しかし、自分の好きな人だけ選んで友達になれるTwitterでは、自己肯定の爆撃を受けているような状態になる。

近所の魚屋に猫が住んでいるのだが、エサが食べ放題なので太りすぎている。どんなに良いものでも摂取しすぎるとだらしなくなる、俊敏さがなくなる。

Twitterはその自己肯定の爆撃により、自我肥大を一気に進めうる、そういう危険があるのではないかと思えるのだ。

肯定による自我肥大の方向、それによって幸せになろうとする方向、そこには何かが抜け落ちているのだと思う。


⑶自己肯定の連続を求める方向には何が欠けているのか?

Twitterでは、あまりにも沢山の自己肯定の言葉が流れてくる。それにより、「自己肯定疲れ」のようなものがあるのではないかと感じる。自分自身も、最近少しTwitterに疲れてきた感覚があるが、理由の一つは、自己肯定疲れかもしれない。

さて、もう一つ、自己肯定の連続を求める方向には、何かが抜け落ちている。それは、「悲しみ」ではないだろうか?

自己肯定によって、「俺はこれでいいんだ、イェーイ」と言っているときは、おそらく、「今悲しんでいる他人の事」が見えてこない。浮かれていたら人の悲しみは見えてこない。

仏教では「天界」という(仏教でいう)神様の世界がある。神様は何でも思い通りになる存在だ。しかし、仏陀から見れば、天界も迷いの世界の一つでしかないのだ。なぜか?色々な理由が語られるが、一つは「何でも思い通りになると、本当に大切なことを考えなくなる。他人の痛みが分からなくなる。」つまりは課題を見失うのだ。そうしたあり方は、決して本当の救いではないのだと仏教は説く。何も課題がなくなった状態が人間にとっての救いではないのだ。むしろ、人の痛みを、自己の問題として見いだすような在り方にしか本当の救いはないと説かれる。

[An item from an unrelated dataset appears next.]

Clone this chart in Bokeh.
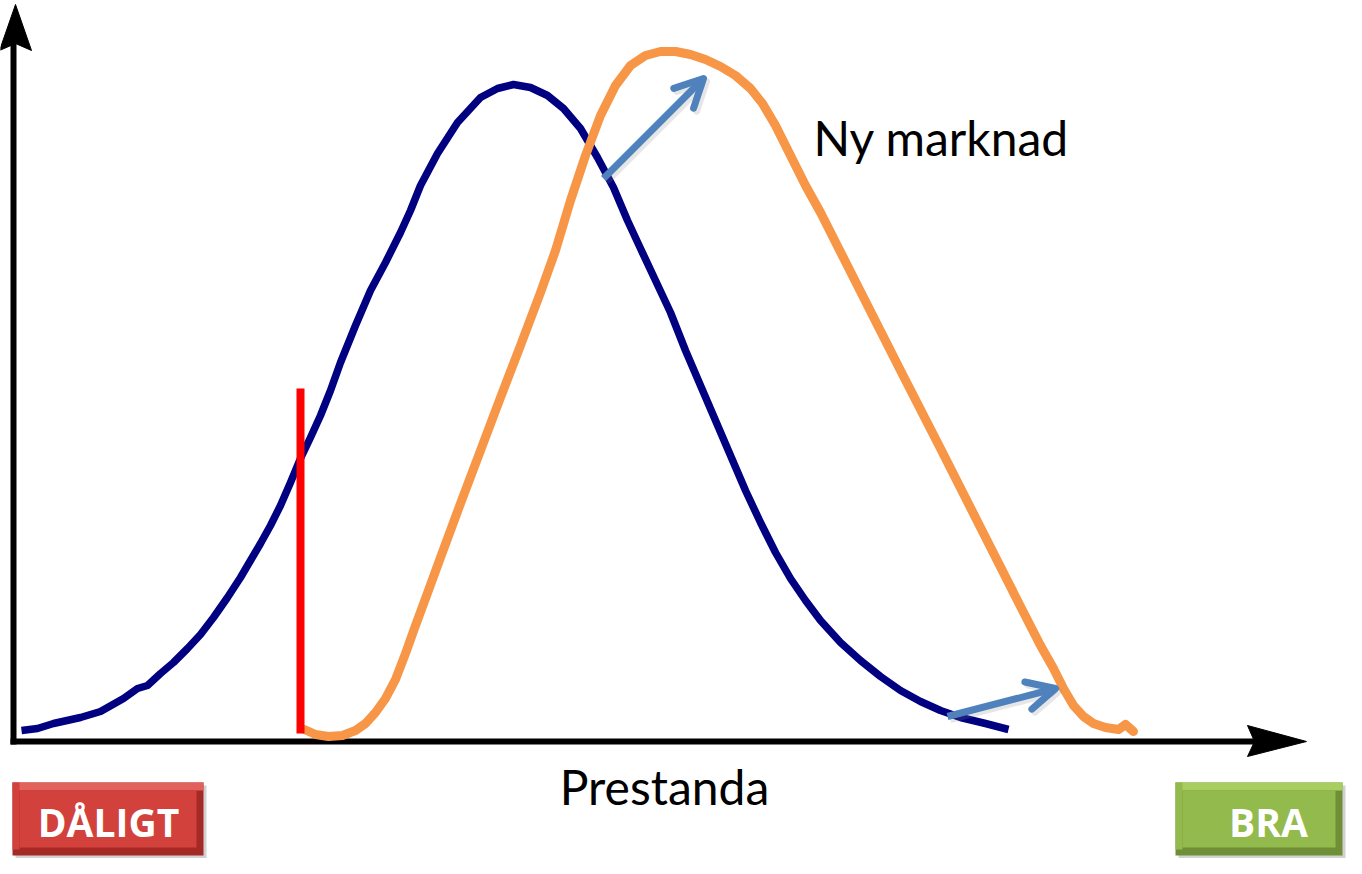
from bokeh.plotting import figure
from bokeh.models import Range1d, Arrow, OpenHead
from bokeh.core.properties import value
from bokeh.embed import file_html
from bokeh.resources import INLINE

# ---------------- data (in picture units) ----------------
old_x = [21, 37, 53, 80, 100, 123, 137, 147, 160, 173, 187, 200, 213, 227, 240, 250,
         260, 270, 280, 290, 300, 310, 320, 330, 340, 355, 370, 385, 400, 410, 420,
         437, 457, 480, 497, 513, 530, 547, 563, 580, 597, 613, 627, 640, 655, 670,
         685, 700, 715, 730, 745, 760, 775, 790, 805, 820, 840, 860, 880, 900, 920,
         940, 960, 985, 1008]
old_y = [730, 728, 723, 717, 711, 698, 688, 685, 673, 662, 648, 634, 617, 597, 577, 560,
         543, 525, 505, 482, 458, 437, 415, 390, 362, 325, 290, 262, 232, 210, 185,
         153, 122, 97, 88, 84, 87, 95, 108, 128, 157, 187, 220, 248, 280, 312,
         350, 385, 420, 455, 490, 522, 552, 578, 600, 620, 642, 660, 676, 690, 701,
         710, 717, 723, 729]

new_x = [304, 315, 328, 342, 355, 365, 375, 385, 395, 405, 415, 425, 440, 460, 480, 500,
         520, 540, 555, 570, 585, 600, 615, 630, 645, 660, 675, 690, 705, 720, 735,
         750, 762, 775, 790, 805, 820, 860, 900, 940, 980, 1020, 1040, 1053, 1063,
         1073, 1083, 1093, 1105, 1118, 1125, 1133]
new_y = [729, 734, 736, 735, 730, 723, 712, 698, 679, 653, 625, 598, 557, 503, 450, 397,
         345, 292, 250, 200, 155, 115, 85, 65, 55, 51, 51, 54, 59, 66, 75,
         88, 103, 125, 155, 185, 212, 291, 370, 448, 527, 606, 645, 668, 688,
         705, 716, 723, 727, 729, 724, 731]

threshold_x = [300, 300]
threshold_y = [388, 733]

shift_arrows_x0 = [603, 947]
shift_arrows_y0 = [178, 716]
shift_arrows_x1 = [703, 1055]
shift_arrows_y1 = [78, 688]

label_new = "Ny marknad"
label_axis = "Prestanda"
label_bad = "DÅLIGT"
label_good = "BRA"

# ---------------- figure ----------------
W, H = 1346, 858
p = figure(width=W, height=H, output_backend="svg", toolbar_location=None,
           x_range=Range1d(0, W), y_range=Range1d(H, 0),
           min_border=0)
p.axis.visible = False
p.grid.visible = False
p.outline_line_color = None
p.background_fill_color = "white"
p.border_fill_color = "white"

# axes with arrow heads
p.line([13, 13], [744, 42], line_color="black", line_width=6)
p.line([10, 1255], [741, 741], line_color="black", line_width=6)
p.patch([15, 31, 15, -1], [4, 50, 43, 50], fill_color="black", line_color="black")
p.patch([1306, 1247, 1254, 1247], [741, 725, 741, 756], fill_color="black", line_color="black")

# curves
p.line(old_x, old_y, line_color="#000080", line_width=7.5, line_join="round", line_cap="butt")
p.line(new_x, new_y, line_color="#F79646", line_width=9, line_join="round", line_cap="round")

# red threshold
p.line(threshold_x, threshold_y, line_color="#FF0000", line_width=8)

# blue shift arrows (with faint shadow)
for dx, col, alpha in [(3, "#808080", 0.2), (0, "#4F81BD", 1.0)]:
    for x0, y0, x1, y1 in zip(shift_arrows_x0, shift_arrows_y0, shift_arrows_x1, shift_arrows_y1):
        p.add_layout(Arrow(x_start=x0 + dx, y_start=y0 + dx, x_end=x1 + dx, y_end=y1 + dx,
                           line_color=col, line_width=7, line_alpha=alpha,
                           end=OpenHead(size=28, line_color=col, line_width=7,
                                        line_alpha=alpha, line_cap="round", line_join="round")))

# text labels
p.text(x=[813], y=[137], text=[label_new], text_font=value("Lato"),
       text_font_size=value("48px"), text_color="black",
       text_align="left", text_baseline="middle")
p.text(x=[664], y=[786], text=[label_axis], text_font=value("Lato"),
       text_font_size=value("48px"), text_color="black",
       text_align="center", text_baseline="middle")

# buttons
def button(x0, x1, y0, y1, dark, mid, light, label, cx):
    p.quad(left=x0 + 3, right=x1 + 3, top=y0 + 3, bottom=y1 + 3, fill_color="#000000",
           fill_alpha=0.18, line_color=None)
    p.quad(left=x0, right=x1, top=y0, bottom=y1, fill_color=dark, line_color=None)
    p.quad(left=x0, right=x1, top=y0, bottom=y0 + 8, fill_color=light, line_color=None)
    p.quad(left=x0, right=x0 + 7, top=y0, bottom=y1 - 6, fill_color=mid, line_color=None)
    p.quad(left=x0 + 7, right=x1 - 7, top=y0 + 8, bottom=y1 - 8, fill_color=mid, line_color=None)
    p.text(x=[cx], y=[(y0 + y1) / 2 + 2], text=[label], text_font=value("Open Sans"),
           text_font_size=value("39px"), text_font_style="bold", text_color="white",
           text_align="center", text_baseline="middle")

button(12, 203, 782, 855, "#A52A26", "#D2413C", "#E2615C", label_bad, 108)
button(1175, 1342, 782, 855, "#6E8F35", "#92BA4D", "#A8CE62", label_good, 1268)

open("out.html", "w").write(file_html(p, INLINE))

自己肯定を求めて、自我をたくましくしている間は、人間が人間を見失っているのだ。悲しむべき自己の状況、世界の状況を忘れている。

鎌倉時代の僧侶親鸞の言葉に次のようなものがある。「まことに傷嗟すべし、深く悲嘆すべし」(筆者の解釈を加えた訳:煩悩にまみれた愚かな凡夫は、計り知れない昔から、真実の道理を知ろうとすることもなく、自分自分という思いにとらわれているから迷いの生を繰り返して来た。まことに悲しむべきであり、深く嘆くべきことである)(『教行信証』)

親鸞の言葉には、いつも、根底に悲しみがある。救いの喜びは、悲しみの自覚と共に成立している。

仏の道理は、決して自己肯定の言葉ではない。むしろ、間違っている事は間違っていると言ってくる教えである。

自らを正すには、見たくないものを見るほかにはない。見たくないものを見なければ、永遠に自分が正されることはない。

自己肯定の言葉を永遠に求めていれば、そこでは自分が変ることがない、正されることがない。悲しみに目覚める事もない。閉じた世界を造っていく。

悲しみが抜け落ちることが、もしかしたら最も悲しい事なのかもしれない。


すでに、かなりの文字数に達している。この文章内で対策まで考えることは出来なかった。しかし、自己肯定を求め続ける事、さらにそれによる自我肥大には何か問題があるという事を考えてみた。

自己肯定というのは、薬物と同じで中毒性があり、どんどん欲しくなり惰性で摂取してしまう。そして、そこで閉じた自分だけの満足の世界を作っていく。その閉じたあり方にある種の不幸があるのではないだろうか。